Yes, Trudy thought now. Maybe the neighbours had left her the parcel. They knew her routine; probably the boy had slipped it in her mailbox on his way to school. Trudy rubbed the fogged-up window and saw that she would soon be in Dunedin. The bus was just wending its way past the Waitati estuary, with its tide half out. The black swans were dancing slow pirouettes, tutu feathers trailing in the murky sludge, breasts defiantly turned against the wind. Trudy moved slightly in her seat, unobtrusively felt again the hard hot lump just below her left nipple, the sting in her armpit. When she had first noticed it, she had tried to reason it away as a figment of her imagination, perhaps a last cruel joke of menopause. But her doctor, Mr. Woods, had arranged an urgent appointment. Blood tests. A mammogram in the big hospital in Dunedin.
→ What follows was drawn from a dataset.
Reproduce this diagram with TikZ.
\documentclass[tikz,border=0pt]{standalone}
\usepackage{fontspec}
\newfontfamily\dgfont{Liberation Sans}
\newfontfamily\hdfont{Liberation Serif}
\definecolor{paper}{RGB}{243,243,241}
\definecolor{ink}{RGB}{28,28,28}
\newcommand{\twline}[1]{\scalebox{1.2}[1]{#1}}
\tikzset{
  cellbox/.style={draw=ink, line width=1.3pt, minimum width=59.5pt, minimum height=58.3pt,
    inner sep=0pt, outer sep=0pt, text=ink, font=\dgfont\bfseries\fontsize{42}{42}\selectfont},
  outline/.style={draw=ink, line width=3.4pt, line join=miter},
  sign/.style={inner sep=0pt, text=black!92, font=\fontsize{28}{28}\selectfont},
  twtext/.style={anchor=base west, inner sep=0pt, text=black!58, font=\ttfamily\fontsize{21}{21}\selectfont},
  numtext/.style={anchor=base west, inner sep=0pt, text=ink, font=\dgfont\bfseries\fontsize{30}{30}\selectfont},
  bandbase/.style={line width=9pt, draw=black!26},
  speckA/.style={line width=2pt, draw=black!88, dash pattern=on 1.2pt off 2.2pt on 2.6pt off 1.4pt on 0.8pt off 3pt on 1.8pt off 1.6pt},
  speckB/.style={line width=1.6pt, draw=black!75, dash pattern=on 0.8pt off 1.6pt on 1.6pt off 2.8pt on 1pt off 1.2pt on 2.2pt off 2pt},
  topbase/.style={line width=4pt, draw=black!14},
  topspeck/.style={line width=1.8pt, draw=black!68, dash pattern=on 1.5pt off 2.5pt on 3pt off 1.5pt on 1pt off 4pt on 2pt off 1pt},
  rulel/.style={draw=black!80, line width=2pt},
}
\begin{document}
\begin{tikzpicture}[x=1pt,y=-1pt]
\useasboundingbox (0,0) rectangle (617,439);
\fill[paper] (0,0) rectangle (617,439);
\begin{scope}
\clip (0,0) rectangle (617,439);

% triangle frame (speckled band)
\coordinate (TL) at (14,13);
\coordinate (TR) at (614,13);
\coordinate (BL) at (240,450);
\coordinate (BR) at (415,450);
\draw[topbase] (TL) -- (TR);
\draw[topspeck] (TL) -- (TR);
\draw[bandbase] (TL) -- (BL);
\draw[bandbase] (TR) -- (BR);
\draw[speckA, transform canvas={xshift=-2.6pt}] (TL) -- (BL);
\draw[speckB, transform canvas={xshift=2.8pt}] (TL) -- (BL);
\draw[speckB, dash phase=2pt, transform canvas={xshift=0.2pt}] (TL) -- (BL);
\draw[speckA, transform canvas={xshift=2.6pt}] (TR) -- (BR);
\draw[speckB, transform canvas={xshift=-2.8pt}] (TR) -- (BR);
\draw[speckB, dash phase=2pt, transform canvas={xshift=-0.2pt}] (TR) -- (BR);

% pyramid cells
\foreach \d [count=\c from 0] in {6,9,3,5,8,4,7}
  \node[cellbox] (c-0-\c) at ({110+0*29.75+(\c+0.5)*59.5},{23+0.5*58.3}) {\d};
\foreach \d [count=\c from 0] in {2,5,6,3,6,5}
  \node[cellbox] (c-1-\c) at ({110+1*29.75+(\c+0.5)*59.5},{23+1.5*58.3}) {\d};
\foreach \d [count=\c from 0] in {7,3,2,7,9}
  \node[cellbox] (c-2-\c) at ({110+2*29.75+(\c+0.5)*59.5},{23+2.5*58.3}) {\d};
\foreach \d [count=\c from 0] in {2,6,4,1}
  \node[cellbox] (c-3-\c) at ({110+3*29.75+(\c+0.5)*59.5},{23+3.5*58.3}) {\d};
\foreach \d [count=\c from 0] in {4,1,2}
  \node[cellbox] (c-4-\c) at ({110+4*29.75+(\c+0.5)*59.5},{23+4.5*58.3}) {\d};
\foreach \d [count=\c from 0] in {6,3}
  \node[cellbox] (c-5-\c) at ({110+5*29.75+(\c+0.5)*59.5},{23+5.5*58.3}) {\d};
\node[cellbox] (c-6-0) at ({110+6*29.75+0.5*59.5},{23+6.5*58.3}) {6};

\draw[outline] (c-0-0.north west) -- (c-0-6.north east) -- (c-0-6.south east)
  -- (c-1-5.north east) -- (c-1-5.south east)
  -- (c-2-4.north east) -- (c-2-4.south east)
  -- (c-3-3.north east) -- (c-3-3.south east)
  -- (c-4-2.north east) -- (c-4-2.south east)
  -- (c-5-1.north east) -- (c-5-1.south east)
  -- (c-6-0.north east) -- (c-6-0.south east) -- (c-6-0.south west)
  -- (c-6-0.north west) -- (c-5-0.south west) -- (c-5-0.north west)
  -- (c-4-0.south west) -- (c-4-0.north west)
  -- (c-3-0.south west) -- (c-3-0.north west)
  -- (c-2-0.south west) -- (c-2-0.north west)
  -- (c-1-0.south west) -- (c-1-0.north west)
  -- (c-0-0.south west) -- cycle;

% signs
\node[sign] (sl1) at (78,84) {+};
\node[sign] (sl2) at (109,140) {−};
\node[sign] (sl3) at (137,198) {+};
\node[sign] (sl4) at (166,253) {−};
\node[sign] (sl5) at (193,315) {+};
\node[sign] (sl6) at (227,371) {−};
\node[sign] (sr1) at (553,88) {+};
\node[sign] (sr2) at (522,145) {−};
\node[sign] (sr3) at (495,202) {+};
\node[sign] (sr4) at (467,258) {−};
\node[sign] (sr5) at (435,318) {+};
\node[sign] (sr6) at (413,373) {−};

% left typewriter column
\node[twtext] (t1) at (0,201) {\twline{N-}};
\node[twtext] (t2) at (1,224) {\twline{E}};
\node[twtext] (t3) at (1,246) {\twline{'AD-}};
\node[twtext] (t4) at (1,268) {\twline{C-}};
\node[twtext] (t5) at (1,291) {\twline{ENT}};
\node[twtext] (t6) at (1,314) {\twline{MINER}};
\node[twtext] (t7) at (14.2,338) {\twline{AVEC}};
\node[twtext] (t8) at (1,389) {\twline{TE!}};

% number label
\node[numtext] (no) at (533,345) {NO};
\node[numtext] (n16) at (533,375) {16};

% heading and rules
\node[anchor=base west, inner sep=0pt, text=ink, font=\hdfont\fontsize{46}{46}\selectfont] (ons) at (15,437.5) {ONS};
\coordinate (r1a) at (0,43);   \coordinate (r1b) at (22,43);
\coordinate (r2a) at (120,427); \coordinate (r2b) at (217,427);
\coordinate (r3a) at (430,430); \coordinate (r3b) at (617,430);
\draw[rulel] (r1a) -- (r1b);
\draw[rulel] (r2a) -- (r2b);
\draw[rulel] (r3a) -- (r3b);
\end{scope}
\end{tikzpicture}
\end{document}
At her last visit to him, he had been kind, had chosen his words carefully. It was, she thought a far cry from when she had launched an investigation into the RSA’s missing monies. His wife was Treasurer, although Trudy knew that she could have done the job better. The committee had all agreed that the Poppy Day profits would be used for the hall’s upkeep. Four hundred dollars it had been, not to mention the umpteen volunteer hours, the stalls in the rain with the noise of the traffic and the roaring wind. Trudy had been livid when she found out that the money had disappeared. She told her friend, Mrs Bishop, that she had never trusted the doctor’s wife with her mean lips, slashed with bright red lipstick. Loose. Unpredictable. Too much time on her hands, that was the problem. She had spent a lot of her time with Trudy’s no-good husband in the past. Trudy was sure of it.
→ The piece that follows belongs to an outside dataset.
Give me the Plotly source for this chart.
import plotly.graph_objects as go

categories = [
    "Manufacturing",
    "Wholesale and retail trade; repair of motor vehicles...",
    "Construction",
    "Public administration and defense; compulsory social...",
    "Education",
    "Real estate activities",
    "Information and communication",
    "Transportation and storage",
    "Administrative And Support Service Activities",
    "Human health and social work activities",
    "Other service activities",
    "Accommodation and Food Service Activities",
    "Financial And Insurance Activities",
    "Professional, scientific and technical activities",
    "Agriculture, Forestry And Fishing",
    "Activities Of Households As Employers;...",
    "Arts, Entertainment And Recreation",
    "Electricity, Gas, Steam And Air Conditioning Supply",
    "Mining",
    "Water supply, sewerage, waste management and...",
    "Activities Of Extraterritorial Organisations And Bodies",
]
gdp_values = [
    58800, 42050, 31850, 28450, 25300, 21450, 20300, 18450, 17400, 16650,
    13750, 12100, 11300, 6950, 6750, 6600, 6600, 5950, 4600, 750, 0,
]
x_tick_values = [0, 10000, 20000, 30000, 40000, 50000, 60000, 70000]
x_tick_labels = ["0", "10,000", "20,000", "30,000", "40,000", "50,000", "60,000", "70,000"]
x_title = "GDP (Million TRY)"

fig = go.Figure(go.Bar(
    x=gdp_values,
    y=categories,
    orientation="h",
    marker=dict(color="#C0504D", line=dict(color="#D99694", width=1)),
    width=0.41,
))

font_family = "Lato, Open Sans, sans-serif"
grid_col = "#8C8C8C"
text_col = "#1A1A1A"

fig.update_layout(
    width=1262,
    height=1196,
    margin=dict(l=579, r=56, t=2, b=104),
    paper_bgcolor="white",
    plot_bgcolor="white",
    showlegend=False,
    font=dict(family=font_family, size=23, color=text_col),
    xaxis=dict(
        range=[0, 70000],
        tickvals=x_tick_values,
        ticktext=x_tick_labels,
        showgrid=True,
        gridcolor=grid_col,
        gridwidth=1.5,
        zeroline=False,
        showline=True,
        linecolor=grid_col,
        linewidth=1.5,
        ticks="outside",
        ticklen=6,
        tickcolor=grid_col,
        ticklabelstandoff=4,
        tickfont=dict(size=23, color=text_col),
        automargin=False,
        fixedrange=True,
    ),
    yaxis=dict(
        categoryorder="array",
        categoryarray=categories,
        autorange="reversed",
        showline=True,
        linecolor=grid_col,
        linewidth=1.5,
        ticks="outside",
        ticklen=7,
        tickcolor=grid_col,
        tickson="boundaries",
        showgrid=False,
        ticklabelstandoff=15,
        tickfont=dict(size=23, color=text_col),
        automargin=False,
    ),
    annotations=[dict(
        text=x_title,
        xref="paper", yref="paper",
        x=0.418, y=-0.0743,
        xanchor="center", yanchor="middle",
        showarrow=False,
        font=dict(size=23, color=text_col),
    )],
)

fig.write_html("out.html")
There had been the sly looks passing between them at the church social, and soft shy smiles that never came her way. Trudy had even found a screwed-up receipt for Cadbury Roses in the kitchen bin. She had sent the woman a Facebook message: Who do you think you are?
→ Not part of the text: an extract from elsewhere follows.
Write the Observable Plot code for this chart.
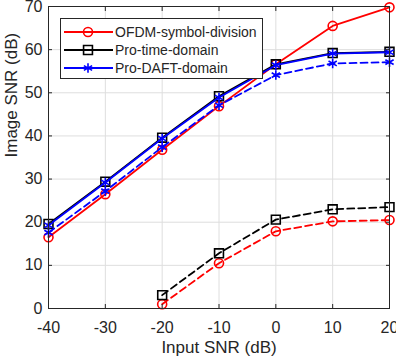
<!DOCTYPE html>
<html>
<head>
<meta charset="utf-8">
<script src="https://cdn.jsdelivr.net/npm/d3@7"></script>
<script src="https://cdn.jsdelivr.net/npm/@observablehq/plot@0.6"></script>
<style>
  html, body { margin: 0; padding: 0; background: #fff; }
  #wrap { position: relative; width: 396px; height: 358px; font-family: "Liberation Sans", Arial, sans-serif; }
  #legend { position: absolute; left: 60px; top: 18px; }
</style>
</head>
<body>
<div id="wrap"></div>
<script>
// ---- data ----
const inputSNR = [-40, -30, -20, -10, 0, 10, 20];
const ofdmSolid = [16.5, 26.5, 36.8, 46.9, 56.6, 65.5, 69.8];
const timeSolid = [19.6, 29.4, 39.6, 49.2, 56.6, 59.2, 59.5];
const daftSolid = [19.3, 29.2, 39.4, 48.9, 56.4, 59.1, 59.4];
const inputSNRLow = [-20, -10, 0, 10, 20];
const ofdmDashed = [1.0, 10.5, 17.9, 20.2, 20.5];
const timeDashed = [3.1, 12.8, 20.6, 23.0, 23.5];
const daftDashed = [17.6, 27.2, 37.4, 47.1, 54.1, 56.8, 57.1];
const xTicks = [-40, -30, -20, -10, 0, 10, 20];
const yTicks = [0, 10, 20, 30, 40, 50, 60, 70];
const seriesNames = ["OFDM-symbol-division", "Pro-time-domain", "Pro-DAFT-domain"];
const seriesColors = ["#ff0000", "#000000", "#0000ff"];
const seriesSymbols = ["circle", "square", "asterisk"];
const seriesR = [4.5, 5, 4.5];

const mk = (xs, ys) => xs.map((x, i) => ({x, y: ys[i]}));
const solid = [mk(inputSNR, ofdmSolid), mk(inputSNR, timeSolid), mk(inputSNR, daftSolid)];
const dashed = [mk(inputSNRLow, ofdmDashed), mk(inputSNRLow, timeDashed), mk(inputSNR, daftDashed)];

const ink = "#262626";
const fmt = d => String(d);
const marks = [
  Plot.gridX(xTicks, {stroke: "#dedede", strokeOpacity: 1}),
  Plot.gridY(yTicks, {stroke: "#dedede", strokeOpacity: 1}),
];
function addSeries(data, i, dash) {
  marks.push(Plot.line(data, {x: "x", y: "y", stroke: seriesColors[i], strokeWidth: 1.8, strokeDasharray: dash ? "7,4" : null}));
  marks.push(Plot.dot(data, {x: "x", y: "y", stroke: seriesColors[i], symbol: seriesSymbols[i], r: seriesR[i], strokeWidth: 1.6, fill: "none"}));
}
solid.forEach((d, i) => addSeries(d, i, false));
dashed.forEach((d, i) => addSeries(d, i, true));
marks.push(
  Plot.frame({stroke: ink, strokeWidth: 1}),
  Plot.axisX(xTicks, {anchor: "bottom", tickSize: 0, tickPadding: 13, fontSize: 16, color: ink, label: null, tickFormat: fmt}),
  Plot.axisY(yTicks, {anchor: "left", tickSize: 0, tickPadding: 6, fontSize: 16, color: ink, label: null, tickFormat: fmt}),
  Plot.axisX(xTicks, {anchor: "bottom", tickSize: -4, text: null, label: null, color: ink}),
  Plot.axisX(xTicks, {anchor: "top", tickSize: -4, text: null, label: null, color: ink}),
  Plot.axisY(yTicks, {anchor: "left", tickSize: -4, text: null, label: null, color: ink}),
  Plot.axisY(yTicks, {anchor: "right", tickSize: -4, text: null, label: null, color: ink}),
  Plot.text(["Input SNR (dB)"], {frameAnchor: "bottom", dy: 44, text: d => d, fontSize: 17, fill: ink}),
  Plot.text(["Image SNR (dB)"], {frameAnchor: "left", dx: -37, rotate: -90, text: d => d, fontSize: 17, fill: ink})
);

const chart = Plot.plot({
  width: 396,
  height: 358,
  marginLeft: 48,
  marginRight: 7,
  marginTop: 6,
  marginBottom: 50,
  style: {fontFamily: "'Liberation Sans', Arial, sans-serif", background: "#fff", overflow: "visible"},
  x: {domain: [-40, 20]},
  y: {domain: [0, 70]},
  marks
});
const wrap = document.getElementById("wrap");
wrap.appendChild(chart);

// ---- legend ----
const lw = 202, lh = 60;
const leg = d3.select(wrap).append("svg").attr("id", "legend").attr("width", lw + 1).attr("height", lh + 1);
leg.append("rect").attr("x", 0.5).attr("y", 0.5).attr("width", lw).attr("height", lh)
  .attr("fill", "#fff").attr("stroke", ink).attr("stroke-width", 1);
const symMap = {circle: d3.symbolCircle, square: d3.symbolSquare, asterisk: d3.symbolAsterisk};
seriesNames.forEach((name, i) => {
  const cy = 14 + i * 18;
  const g = leg.append("g");
  g.append("line").attr("x1", 4).attr("x2", 53).attr("y1", cy).attr("y2", cy)
    .attr("stroke", seriesColors[i]).attr("stroke-width", 1.8);
  g.append("path").attr("transform", `translate(28,${cy})`)
    .attr("d", d3.symbol(symMap[seriesSymbols[i]], Math.PI * seriesR[i] * seriesR[i])())
    .attr("fill", "none").attr("stroke", seriesColors[i]).attr("stroke-width", 1.6);
  g.append("text").attr("x", 55).attr("y", cy).attr("dy", "0.35em")
    .attr("font-size", 14).attr("fill", ink)
    .attr("font-family", "'Liberation Sans', Arial, sans-serif").text(name);
});
</script>
</body>
</html>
Slut. Bitch. She gathered up these words that her husband so often spat at her and regurgitated them around the village on spiteful posters that she left on the village seats, in the small library and in the public toilets. Still, that had been justified. The woman was a harlot. No, she had no reason for anyone to wish her ill, she thought as she lumbered off the bus and off to her appointment.